I signed up for the Georgia Power Power Credit program. The idea is that if everyone has their air conditioners running at the same time during the summer they will have to provide an enormous amount of electricity all at once. And that peak demand may only happen a few times a year. By making sure that not everyone has their air running at the same time, the peak will be much lower meaning they don’t have to have as much equipment or power plants to supply that peak.
This is one of those things that just makes a lot of sense to me. They probably already have something similar in effect with some of their biggest customers (office buildings probably cycle through different floors so not all floors are getting AC at the same time) but feel a need to expand it to residential service as well.
It keeps your AC from running as much in the summer from 12 PM to 7 PM but only on peak days and during peak hours (and not on weekends or holidays). I don’t even usually get home until 6:30 so I feel like this is an easy way for me to participate. The brochure says it shouldn’t raise the temperature more than “a few degrees” but there’s a big difference between 78 degrees and 81. It also says they expect to activate the switch only 10 times per year. Of course those will be the 10 hottest days of the year.
I get $20 for signing up and $2 for each time they activate the switch. It sounds like a great thing now in the dead of winter, but I’ll post again next summer and say how it worked out.
While this program seems good, their “green energy” program apparently is a ripoff.
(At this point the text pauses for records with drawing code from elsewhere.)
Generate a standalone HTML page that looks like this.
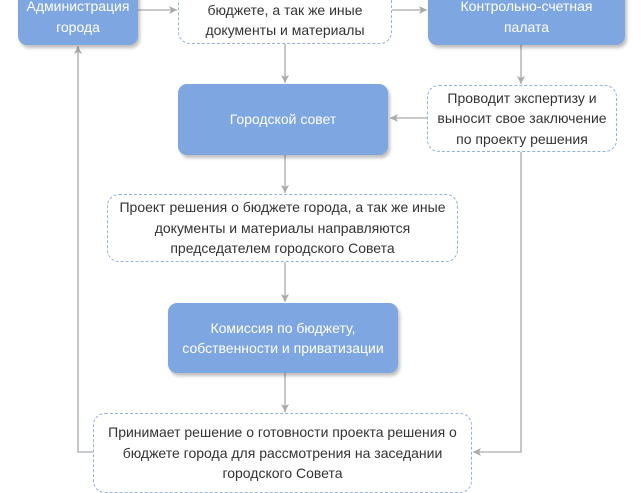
<!DOCTYPE html>
<html><head><meta charset="utf-8"><style>
html,body{margin:0;width:642px;height:470px;overflow:hidden;background:#fff;font-family:"Liberation Sans",Arial,sans-serif;font-size:14px;}
.b{position:absolute;box-sizing:border-box;display:flex;align-items:center;justify-content:center;text-align:center;line-height:20.5px;}
.s{background:#7ea6e0;color:#fff;border-radius:9px;box-shadow:2px 3px 3px rgba(0,0,0,0.25);}
.d{border:1px dashed #93b0de;border-radius:12px;color:#333;background:#fff;}
svg{position:absolute;left:0;top:0}
</style></head><body>
<svg width="642" height="470">
<defs><marker id="a" markerWidth="10" markerHeight="10" refX="9" refY="5" orient="auto" markerUnits="userSpaceOnUse"><path d="M1,1 L9,5 L1,9 L3,5z" fill="#aaa"/></marker></defs>
<g stroke="#aaa" stroke-width="1.3" fill="none" marker-end="url(#a)">
<path d="M138 10 H177"/>
<path d="M392 10 H427"/>
<path d="M285 44 V83"/>
<path d="M521 45 V84"/>
<path d="M427 118 H390"/>
<path d="M285 155 V193"/>
<path d="M285 262 V302"/>
<path d="M285 373 V412"/>
<path d="M93 452 H78 V46"/>
<path d="M521 152 V452 H473"/>
</g></svg>
<div class="b s" style="left:18px;top:-12px;width:120px;height:57px">Администрация<br>города</div>
<div class="b d" style="left:178px;top:-24px;width:214px;height:68px">о проекте решения о<br>бюджете, а так же иные<br>документы и материалы</div>
<div class="b s" style="left:428px;top:-12px;width:197px;height:57px">Контрольно-счетная<br>палата</div>
<div class="b s" style="left:178px;top:84px;width:210px;height:71px">Городской совет</div>
<div class="b d" style="left:427px;top:85px;width:190px;height:67px">Проводит экспертизу и<br>выносит свое заключение<br>по проекту решения</div>
<div class="b d" style="left:107px;top:194px;width:351px;height:68px">Проект решения о бюджете города, а так же иные<br>документы и материалы направляются<br>председателем городского Совета</div>
<div class="b s" style="left:168px;top:303px;width:230px;height:70px">Комиссия по бюджету,<br>собственности и приватизации</div>
<div class="b d" style="left:93px;top:413px;width:379px;height:80px;align-items:flex-start;padding-top:8px">Принимает решение о готовности проекта решения о<br>бюджете города для рассмотрения на заседании<br>городского Совета</div>
</body></html>
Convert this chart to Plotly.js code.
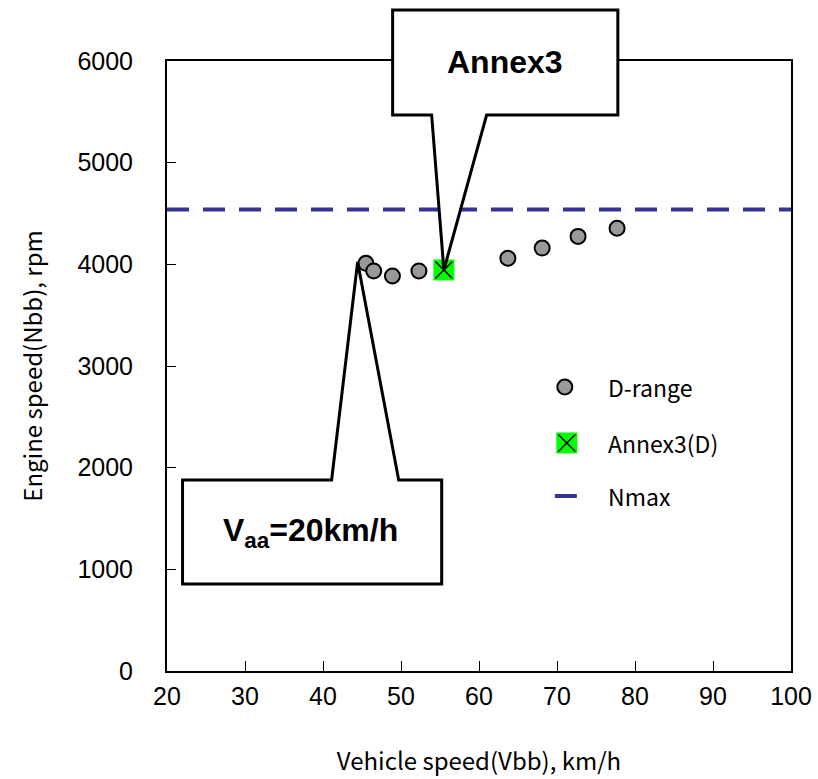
<!DOCTYPE html>
<html>
<head>
<meta charset="utf-8">
<script src="https://cdn.plot.ly/plotly-3.0.1.min.js"></script>
<style>
  html, body { margin: 0; padding: 0; background: #ffffff; }
  #chart { width: 818px; height: 779px; }
</style>
</head>
<body>
<div id="chart"></div>
<script>
// Vehicle speed (km/h) and engine speed (rpm) in D-range
const dRangeSpeed = [45.5, 46.5, 48.9, 52.3, 55.5, 63.7, 68.1, 72.7, 77.7];
const dRangeRpm   = [4010, 3935, 3885, 3935, 3945, 4060, 4160, 4275, 4355];

// Annex3 operating point in D
const annexSpeed = [55.5];
const annexRpm   = [3945];

// Maximum engine speed
const nMax = 4540;

const xTicks = [20, 30, 40, 50, 60, 70, 80, 90, 100];
const yTicks = [0, 1000, 2000, 3000, 4000, 5000, 6000];
const legendLabels = ['D-range', 'Annex3(D)', 'Nmax'];

const X_RANGE = [20, 100];
const Y_RANGE = [0, 6000];

// data units -> paper units (so callouts can leave the plot area)
const px = x => (x - X_RANGE[0]) / (X_RANGE[1] - X_RANGE[0]);
const py = y => (y - Y_RANGE[0]) / (Y_RANGE[1] - Y_RANGE[0]);

const JP = '"Noto Sans CJK JP", "Noto Sans", sans-serif';
const AR = '"Liberation Sans", Arial, sans-serif';
const NAVY = '#333399';

// callout balloon: rectangle with a pointer from its top or bottom edge
function balloon(left, right, top, bottom, baseL, baseR, tipX, tipY, pointerOnTop) {
  const P = (x, y) => px(x).toFixed(4) + ',' + py(y).toFixed(4);
  let d;
  if (pointerOnTop) {
    d = 'M' + P(left, top) + ' L' + P(baseL, top) + ' L' + P(tipX, tipY) +
        ' L' + P(baseR, top) + ' L' + P(right, top) + ' L' + P(right, bottom) +
        ' L' + P(left, bottom) + ' Z';
  } else {
    d = 'M' + P(left, top) + ' L' + P(right, top) + ' L' + P(right, bottom) +
        ' L' + P(baseR, bottom) + ' L' + P(tipX, tipY) + ' L' + P(baseL, bottom) +
        ' L' + P(left, bottom) + ' Z';
  }
  return {
    type: 'path', xref: 'paper', yref: 'paper', layer: 'above', path: d,
    fillcolor: '#ffffff', line: { color: '#000000', width: 3 }
  };
}

const traces = [
  {
    x: X_RANGE, y: [nMax, nMax], mode: 'lines', name: 'Nmax', showlegend: false,
    line: { color: NAVY, width: 4, dash: '22px,14px' }, hoverinfo: 'skip'
  },
  {
    x: dRangeSpeed, y: dRangeRpm, mode: 'markers', name: 'D-range', showlegend: false,
    marker: { symbol: 'circle', size: 15, color: '#999999', line: { color: '#000000', width: 2 } }
  },
  {
    x: annexSpeed, y: annexRpm, mode: 'markers', name: 'Annex3(D)', showlegend: false,
    marker: { symbol: 'square', size: 21, color: '#00ff00', line: { width: 0 } }
  },
  {
    x: annexSpeed, y: annexRpm, mode: 'markers', showlegend: false, hoverinfo: 'skip',
    marker: { symbol: 'x-thin-open', size: 17, color: '#000000', line: { color: '#000000', width: 1.5 } }
  },
  // legend keys, drawn on a hidden unit overlay
  {
    x: [0.6375], y: [0.4656], xaxis: 'x2', yaxis: 'y2', mode: 'markers', showlegend: false, hoverinfo: 'skip',
    marker: { symbol: 'circle', size: 15, color: '#999999', line: { color: '#000000', width: 2 } }
  },
  {
    x: [0.6407], y: [0.3738], xaxis: 'x2', yaxis: 'y2', mode: 'markers', showlegend: false, hoverinfo: 'skip',
    marker: { symbol: 'square', size: 21, color: '#00ff00', line: { width: 0 } }
  },
  {
    x: [0.6407], y: [0.3738], xaxis: 'x2', yaxis: 'y2', mode: 'markers', showlegend: false, hoverinfo: 'skip',
    marker: { symbol: 'x-thin-open', size: 17, color: '#000000', line: { color: '#000000', width: 1.5 } }
  },
  {
    x: [0.6215, 0.6777], y: [0.2869, 0.2869], xaxis: 'x2', yaxis: 'y2', mode: 'lines', showlegend: false, hoverinfo: 'skip',
    line: { color: NAVY, width: 4, dash: '22px,14px' }
  }
];

const legendY = [0.4656, 0.3738, 0.2869];
const annotations = legendLabels.map((t, i) => ({
  xref: 'paper', yref: 'paper', x: 0.7032, y: legendY[i], xanchor: 'left', yanchor: 'middle',
  text: t, showarrow: false, font: { family: JP, size: 23, color: '#000000' }
}));

annotations.push({
  xref: 'paper', yref: 'paper', x: px(63.3), y: py(5990), xanchor: 'center', yanchor: 'middle',
  text: '<b>Annex3</b>', showarrow: false, font: { family: AR, size: 32, color: '#000000' }
});
annotations.push({
  xref: 'paper', yref: 'paper', x: px(38.4), y: py(1367), xanchor: 'center', yanchor: 'middle',
  text: '<b>V<sub>aa</sub>=20km/h</b>', showarrow: false, font: { family: AR, size: 32, color: '#000000' }
});

const shapes = [
  // Annex3 callout, pointing down at the Annex3 point
  balloon(48.93, 77.8, 6501, 5469, 53.93, 60.98, annexSpeed[0], annexRpm[0], false),
  // Vaa callout, pointing up toward the start of the D-range series
  balloon(21.99, 55.22, 1879, 856, 41.1, 49.7, 44.44, 4023, true)
];

const layout = {
  width: 818, height: 779,
  margin: { l: 167, r: 27, t: 61, b: 108, pad: 0 },
  paper_bgcolor: '#ffffff', plot_bgcolor: '#ffffff',
  showlegend: false,
  xaxis: {
    range: X_RANGE, tickvals: xTicks, ticktext: xTicks.map(String),
    ticks: 'inside', ticklen: 10, tickwidth: 1, tickcolor: '#000000',
    showline: true, linecolor: '#000000', linewidth: 2, mirror: true,
    showgrid: false, zeroline: false, ticklabelstandoff: 2,
    tickfont: { family: AR, size: 25, color: '#000000' },
    title: { text: 'Vehicle speed(Vbb), km/h', font: { family: JP, size: 24, color: '#000000' }, standoff: 44 }
  },
  yaxis: {
    range: Y_RANGE, tickvals: yTicks, ticktext: yTicks.map(String),
    ticks: 'inside', ticklen: 9, tickwidth: 1, tickcolor: '#000000',
    showline: true, linecolor: '#000000', linewidth: 2, mirror: true,
    showgrid: false, zeroline: false, ticklabelstandoff: 27,
    tickfont: { family: AR, size: 25, color: '#000000' },
    title: { text: 'Engine speed(Nbb), rpm', font: { family: JP, size: 24, color: '#000000' }, standoff: 28 }
  },
  xaxis2: { overlaying: 'x', range: [0, 1], visible: false, fixedrange: true },
  yaxis2: { overlaying: 'y', range: [0, 1], visible: false, fixedrange: true },
  shapes: shapes,
  annotations: annotations
};

Plotly.newPlot('chart', traces, layout, { displayModeBar: false, staticPlot: true });
</script>
</body>
</html>
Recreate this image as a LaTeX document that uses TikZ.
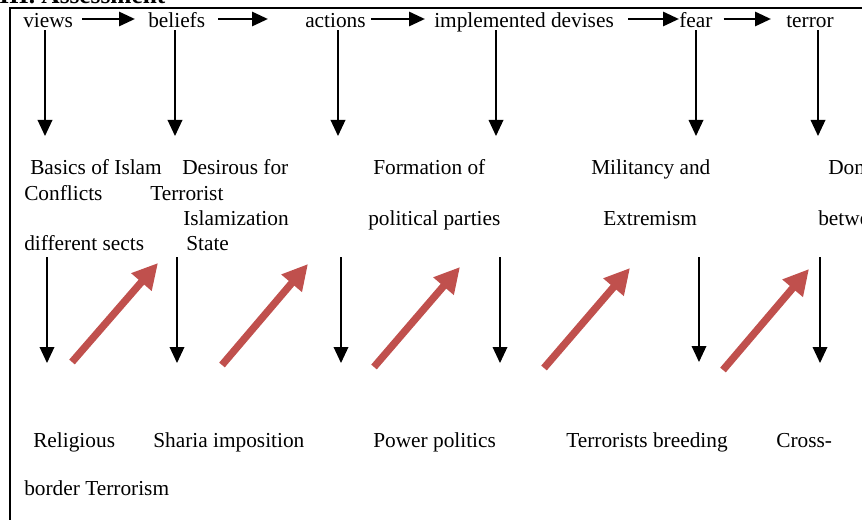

Under that program you volunteer to pay more money for electricity and Georgia Power promises to get that power from “renewable resources” but they are charging a lot of extra money and apparently just using sources they already use, namely a small powerplant that is running off of methane from a trash dump.
For more information on the power credit program go to www.georgiapower.com/powercredit.
When we moved to Gwinnette, we started getting power from Walton EMC. They are a cooperative, and it feels like dealing with a credit union. We’ve always had a box on the outside of the house that can switch off our AC for brief periods of time during peek season. The off-time is measured in minutes, and we’ve never noticed it. The box is optional, but you are right, it makes sense.
At Harland, our emergency generator which keeps our data center going turns on frequently during the summer, supplying power to Georgia Power (since we rarely actually need the emergency generator.) It is powered by huge propane tanks. In exchange for letting Georgia Power do this, they keep our propane tanks full and maintain the generator.
I sat in the back corner of the building near the generator. It was really loud. But I was also on the same circuit as the data center, so I never lost power during thunderstoms.
I should add that when it started getting hot that year my air conditioner wouldn’t come on. I called a repair company and they said that the Georgia Power switch was set up so that the air conditioner would never come on. That cost me $80 and the guy just disconnected the switch, but I went ahead and got them to do a service on the air conditioner at the same time.